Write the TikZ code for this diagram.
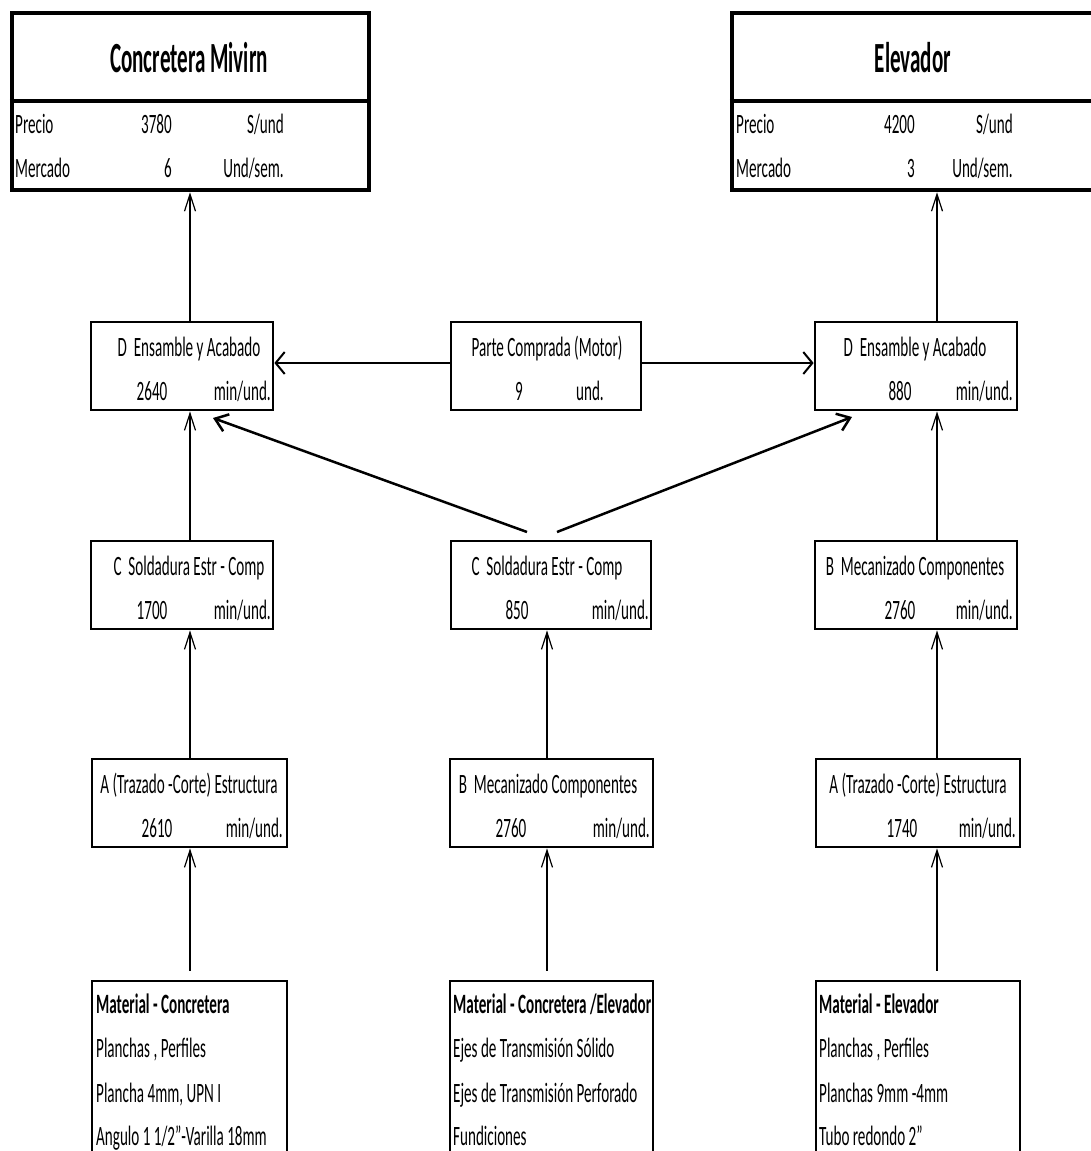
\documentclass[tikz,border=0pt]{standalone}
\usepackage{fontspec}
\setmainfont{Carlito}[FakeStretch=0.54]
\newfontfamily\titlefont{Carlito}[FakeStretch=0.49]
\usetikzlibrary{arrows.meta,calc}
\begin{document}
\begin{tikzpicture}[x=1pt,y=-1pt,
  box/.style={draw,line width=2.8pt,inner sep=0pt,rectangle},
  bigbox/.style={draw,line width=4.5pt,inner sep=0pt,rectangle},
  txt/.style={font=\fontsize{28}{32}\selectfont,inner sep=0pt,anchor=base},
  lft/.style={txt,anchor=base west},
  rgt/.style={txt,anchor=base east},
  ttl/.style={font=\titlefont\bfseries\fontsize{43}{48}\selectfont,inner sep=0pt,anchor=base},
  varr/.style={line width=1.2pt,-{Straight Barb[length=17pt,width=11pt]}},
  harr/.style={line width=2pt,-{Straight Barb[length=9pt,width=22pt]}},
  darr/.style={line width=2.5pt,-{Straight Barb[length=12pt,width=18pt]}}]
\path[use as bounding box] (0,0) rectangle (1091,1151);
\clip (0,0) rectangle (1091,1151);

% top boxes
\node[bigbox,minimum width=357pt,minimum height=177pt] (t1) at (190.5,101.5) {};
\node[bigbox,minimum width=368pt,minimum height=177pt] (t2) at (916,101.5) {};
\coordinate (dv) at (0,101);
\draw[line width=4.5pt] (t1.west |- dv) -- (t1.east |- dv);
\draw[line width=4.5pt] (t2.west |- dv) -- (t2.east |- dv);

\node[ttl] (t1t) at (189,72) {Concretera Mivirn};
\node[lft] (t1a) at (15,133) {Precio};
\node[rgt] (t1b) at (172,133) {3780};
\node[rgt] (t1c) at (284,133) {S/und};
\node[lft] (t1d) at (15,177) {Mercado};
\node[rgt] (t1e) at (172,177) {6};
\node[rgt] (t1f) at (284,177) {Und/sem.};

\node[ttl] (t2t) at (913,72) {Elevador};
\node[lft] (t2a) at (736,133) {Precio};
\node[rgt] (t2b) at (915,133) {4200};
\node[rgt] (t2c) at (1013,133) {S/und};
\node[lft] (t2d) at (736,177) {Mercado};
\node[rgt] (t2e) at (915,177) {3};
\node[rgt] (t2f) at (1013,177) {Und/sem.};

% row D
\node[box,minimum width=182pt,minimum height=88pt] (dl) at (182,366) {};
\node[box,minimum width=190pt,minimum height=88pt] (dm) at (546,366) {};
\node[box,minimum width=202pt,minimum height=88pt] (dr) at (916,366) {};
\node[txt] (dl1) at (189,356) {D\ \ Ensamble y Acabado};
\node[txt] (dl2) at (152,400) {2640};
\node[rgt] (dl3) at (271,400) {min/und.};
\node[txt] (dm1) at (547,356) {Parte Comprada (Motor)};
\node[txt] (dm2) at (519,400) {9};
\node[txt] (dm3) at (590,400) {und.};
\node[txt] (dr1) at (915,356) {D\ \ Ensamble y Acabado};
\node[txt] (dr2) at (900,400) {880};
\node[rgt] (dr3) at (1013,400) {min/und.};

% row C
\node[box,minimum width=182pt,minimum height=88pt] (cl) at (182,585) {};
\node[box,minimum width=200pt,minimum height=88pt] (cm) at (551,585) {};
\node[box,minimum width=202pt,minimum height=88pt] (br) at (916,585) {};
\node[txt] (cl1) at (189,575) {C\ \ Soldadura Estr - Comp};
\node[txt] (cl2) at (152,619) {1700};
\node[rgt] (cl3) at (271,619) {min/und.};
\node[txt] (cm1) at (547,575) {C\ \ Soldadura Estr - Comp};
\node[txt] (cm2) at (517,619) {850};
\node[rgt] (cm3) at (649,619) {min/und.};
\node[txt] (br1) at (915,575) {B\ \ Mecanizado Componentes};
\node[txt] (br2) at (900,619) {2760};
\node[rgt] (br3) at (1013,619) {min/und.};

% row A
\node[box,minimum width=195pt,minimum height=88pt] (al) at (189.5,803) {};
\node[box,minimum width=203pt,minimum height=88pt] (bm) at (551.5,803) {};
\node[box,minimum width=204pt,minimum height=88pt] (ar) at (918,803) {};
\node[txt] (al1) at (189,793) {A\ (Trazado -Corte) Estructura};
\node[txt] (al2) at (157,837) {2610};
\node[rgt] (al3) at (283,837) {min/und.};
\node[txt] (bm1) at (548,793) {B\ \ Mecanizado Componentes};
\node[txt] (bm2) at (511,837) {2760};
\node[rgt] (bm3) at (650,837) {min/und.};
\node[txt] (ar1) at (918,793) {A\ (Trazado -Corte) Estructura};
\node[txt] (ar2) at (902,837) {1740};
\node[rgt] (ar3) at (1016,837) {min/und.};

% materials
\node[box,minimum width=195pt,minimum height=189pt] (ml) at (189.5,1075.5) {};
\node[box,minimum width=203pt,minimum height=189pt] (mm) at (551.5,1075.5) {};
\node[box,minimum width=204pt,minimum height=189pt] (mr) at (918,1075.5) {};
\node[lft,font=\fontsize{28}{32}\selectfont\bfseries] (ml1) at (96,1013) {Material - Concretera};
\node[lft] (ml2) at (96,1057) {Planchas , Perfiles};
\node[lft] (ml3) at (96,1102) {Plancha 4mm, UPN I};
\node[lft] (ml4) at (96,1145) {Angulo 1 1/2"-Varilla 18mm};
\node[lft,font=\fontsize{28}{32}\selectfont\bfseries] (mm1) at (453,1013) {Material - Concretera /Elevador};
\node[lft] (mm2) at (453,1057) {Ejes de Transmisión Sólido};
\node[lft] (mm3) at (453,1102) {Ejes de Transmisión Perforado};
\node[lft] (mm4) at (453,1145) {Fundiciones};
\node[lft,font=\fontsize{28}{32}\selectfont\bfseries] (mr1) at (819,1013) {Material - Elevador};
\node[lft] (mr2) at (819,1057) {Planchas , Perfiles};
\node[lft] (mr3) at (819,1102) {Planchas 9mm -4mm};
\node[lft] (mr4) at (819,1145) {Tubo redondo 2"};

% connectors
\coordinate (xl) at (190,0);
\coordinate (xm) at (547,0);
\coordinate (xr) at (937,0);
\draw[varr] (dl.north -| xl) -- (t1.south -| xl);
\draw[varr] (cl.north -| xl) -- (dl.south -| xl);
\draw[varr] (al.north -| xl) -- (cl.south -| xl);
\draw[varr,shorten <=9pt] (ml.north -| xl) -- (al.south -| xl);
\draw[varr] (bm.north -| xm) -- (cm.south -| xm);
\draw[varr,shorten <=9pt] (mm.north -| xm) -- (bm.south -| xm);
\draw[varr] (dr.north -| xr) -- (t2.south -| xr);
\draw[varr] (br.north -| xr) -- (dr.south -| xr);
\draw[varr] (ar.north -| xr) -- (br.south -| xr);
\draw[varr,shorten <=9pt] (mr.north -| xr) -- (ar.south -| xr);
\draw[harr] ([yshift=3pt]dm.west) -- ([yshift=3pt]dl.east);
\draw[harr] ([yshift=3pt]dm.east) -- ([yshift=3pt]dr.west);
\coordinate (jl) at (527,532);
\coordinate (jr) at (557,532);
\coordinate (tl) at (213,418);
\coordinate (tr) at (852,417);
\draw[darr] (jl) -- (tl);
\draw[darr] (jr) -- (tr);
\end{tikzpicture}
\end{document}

--

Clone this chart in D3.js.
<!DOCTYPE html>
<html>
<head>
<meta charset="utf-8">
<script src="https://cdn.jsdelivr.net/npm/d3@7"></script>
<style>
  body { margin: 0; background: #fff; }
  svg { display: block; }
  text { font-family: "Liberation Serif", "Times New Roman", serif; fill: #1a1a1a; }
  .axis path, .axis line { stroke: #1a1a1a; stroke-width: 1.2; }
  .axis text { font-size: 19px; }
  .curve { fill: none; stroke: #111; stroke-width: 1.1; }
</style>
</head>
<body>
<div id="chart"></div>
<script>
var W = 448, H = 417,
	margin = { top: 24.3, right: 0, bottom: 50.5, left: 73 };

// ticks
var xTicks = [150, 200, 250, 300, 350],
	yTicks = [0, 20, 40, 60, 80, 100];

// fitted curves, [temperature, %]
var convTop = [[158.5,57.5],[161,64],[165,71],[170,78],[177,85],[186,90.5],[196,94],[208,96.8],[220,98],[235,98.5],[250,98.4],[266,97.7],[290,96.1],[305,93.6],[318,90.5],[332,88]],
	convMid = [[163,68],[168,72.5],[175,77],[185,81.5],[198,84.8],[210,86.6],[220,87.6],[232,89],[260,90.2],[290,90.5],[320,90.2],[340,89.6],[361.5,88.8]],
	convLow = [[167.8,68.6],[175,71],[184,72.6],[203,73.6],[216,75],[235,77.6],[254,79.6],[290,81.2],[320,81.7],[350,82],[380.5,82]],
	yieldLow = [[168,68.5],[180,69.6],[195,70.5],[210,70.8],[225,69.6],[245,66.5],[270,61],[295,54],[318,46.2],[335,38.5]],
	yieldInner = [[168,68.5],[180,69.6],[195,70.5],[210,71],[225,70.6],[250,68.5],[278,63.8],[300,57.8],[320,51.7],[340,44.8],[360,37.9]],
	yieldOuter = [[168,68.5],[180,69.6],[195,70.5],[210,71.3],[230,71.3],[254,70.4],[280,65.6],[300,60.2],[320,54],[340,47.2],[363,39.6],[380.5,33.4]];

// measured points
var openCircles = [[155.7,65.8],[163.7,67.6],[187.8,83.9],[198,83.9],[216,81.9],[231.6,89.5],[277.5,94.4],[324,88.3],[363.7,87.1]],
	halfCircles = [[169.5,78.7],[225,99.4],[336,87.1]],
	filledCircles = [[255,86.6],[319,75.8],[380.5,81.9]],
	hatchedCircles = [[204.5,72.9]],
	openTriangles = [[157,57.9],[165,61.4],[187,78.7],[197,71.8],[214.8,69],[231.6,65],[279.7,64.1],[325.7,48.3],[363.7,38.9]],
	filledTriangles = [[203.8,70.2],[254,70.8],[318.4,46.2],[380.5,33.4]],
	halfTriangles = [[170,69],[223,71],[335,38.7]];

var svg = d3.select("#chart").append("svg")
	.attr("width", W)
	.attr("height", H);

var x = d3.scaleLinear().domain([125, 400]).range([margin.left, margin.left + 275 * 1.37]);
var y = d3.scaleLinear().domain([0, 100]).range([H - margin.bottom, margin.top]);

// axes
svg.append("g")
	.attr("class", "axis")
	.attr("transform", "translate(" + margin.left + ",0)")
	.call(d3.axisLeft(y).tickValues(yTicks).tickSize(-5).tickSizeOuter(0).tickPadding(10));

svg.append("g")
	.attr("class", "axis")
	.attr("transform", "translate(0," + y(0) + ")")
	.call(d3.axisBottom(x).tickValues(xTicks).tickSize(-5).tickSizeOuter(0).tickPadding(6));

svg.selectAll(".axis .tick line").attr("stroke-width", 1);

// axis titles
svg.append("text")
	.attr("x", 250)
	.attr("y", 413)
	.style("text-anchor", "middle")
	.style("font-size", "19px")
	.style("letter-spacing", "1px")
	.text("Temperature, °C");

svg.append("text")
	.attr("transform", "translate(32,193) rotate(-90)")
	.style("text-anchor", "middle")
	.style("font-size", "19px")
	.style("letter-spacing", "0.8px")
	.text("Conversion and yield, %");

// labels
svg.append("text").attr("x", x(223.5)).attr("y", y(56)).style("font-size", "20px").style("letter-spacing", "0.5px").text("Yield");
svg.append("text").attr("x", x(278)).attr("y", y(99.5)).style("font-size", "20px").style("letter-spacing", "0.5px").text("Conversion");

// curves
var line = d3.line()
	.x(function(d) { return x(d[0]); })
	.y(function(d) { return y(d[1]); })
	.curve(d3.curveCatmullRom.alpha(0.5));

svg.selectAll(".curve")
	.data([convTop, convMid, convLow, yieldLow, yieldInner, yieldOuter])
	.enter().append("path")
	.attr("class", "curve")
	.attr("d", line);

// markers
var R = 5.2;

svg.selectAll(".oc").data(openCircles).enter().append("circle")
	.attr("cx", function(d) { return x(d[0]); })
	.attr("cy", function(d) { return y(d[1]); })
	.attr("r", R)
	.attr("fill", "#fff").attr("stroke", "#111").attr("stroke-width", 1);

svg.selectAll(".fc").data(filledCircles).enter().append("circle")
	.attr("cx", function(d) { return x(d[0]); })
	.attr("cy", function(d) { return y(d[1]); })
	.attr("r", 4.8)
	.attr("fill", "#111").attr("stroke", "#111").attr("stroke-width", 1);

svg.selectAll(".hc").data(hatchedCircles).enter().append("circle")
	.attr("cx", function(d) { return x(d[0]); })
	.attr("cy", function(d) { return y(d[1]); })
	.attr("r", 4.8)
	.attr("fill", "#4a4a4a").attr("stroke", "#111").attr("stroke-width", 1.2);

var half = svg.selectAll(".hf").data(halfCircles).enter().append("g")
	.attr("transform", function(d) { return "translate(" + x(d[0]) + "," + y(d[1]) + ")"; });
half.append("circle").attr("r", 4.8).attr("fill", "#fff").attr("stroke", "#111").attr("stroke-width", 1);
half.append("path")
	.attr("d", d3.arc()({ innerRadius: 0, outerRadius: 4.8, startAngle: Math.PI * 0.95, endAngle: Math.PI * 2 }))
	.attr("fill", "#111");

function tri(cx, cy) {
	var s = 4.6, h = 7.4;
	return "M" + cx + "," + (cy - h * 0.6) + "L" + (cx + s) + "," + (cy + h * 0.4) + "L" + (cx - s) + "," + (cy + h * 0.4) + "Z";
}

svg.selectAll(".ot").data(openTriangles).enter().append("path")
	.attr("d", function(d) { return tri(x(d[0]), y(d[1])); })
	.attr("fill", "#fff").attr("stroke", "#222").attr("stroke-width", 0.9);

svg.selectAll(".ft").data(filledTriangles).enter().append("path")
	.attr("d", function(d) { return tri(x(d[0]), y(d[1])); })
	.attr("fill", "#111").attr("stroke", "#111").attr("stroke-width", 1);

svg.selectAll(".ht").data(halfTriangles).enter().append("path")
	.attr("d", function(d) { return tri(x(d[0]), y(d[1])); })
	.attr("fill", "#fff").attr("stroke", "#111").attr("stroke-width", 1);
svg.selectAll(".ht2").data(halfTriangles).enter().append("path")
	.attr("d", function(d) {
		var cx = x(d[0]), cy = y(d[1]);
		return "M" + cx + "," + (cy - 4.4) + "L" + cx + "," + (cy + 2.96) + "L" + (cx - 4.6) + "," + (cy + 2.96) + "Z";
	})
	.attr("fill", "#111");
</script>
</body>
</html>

Brief >>
Count the lines of the listing above that include the word "this" and state the total with nothing else.

Task output >>
2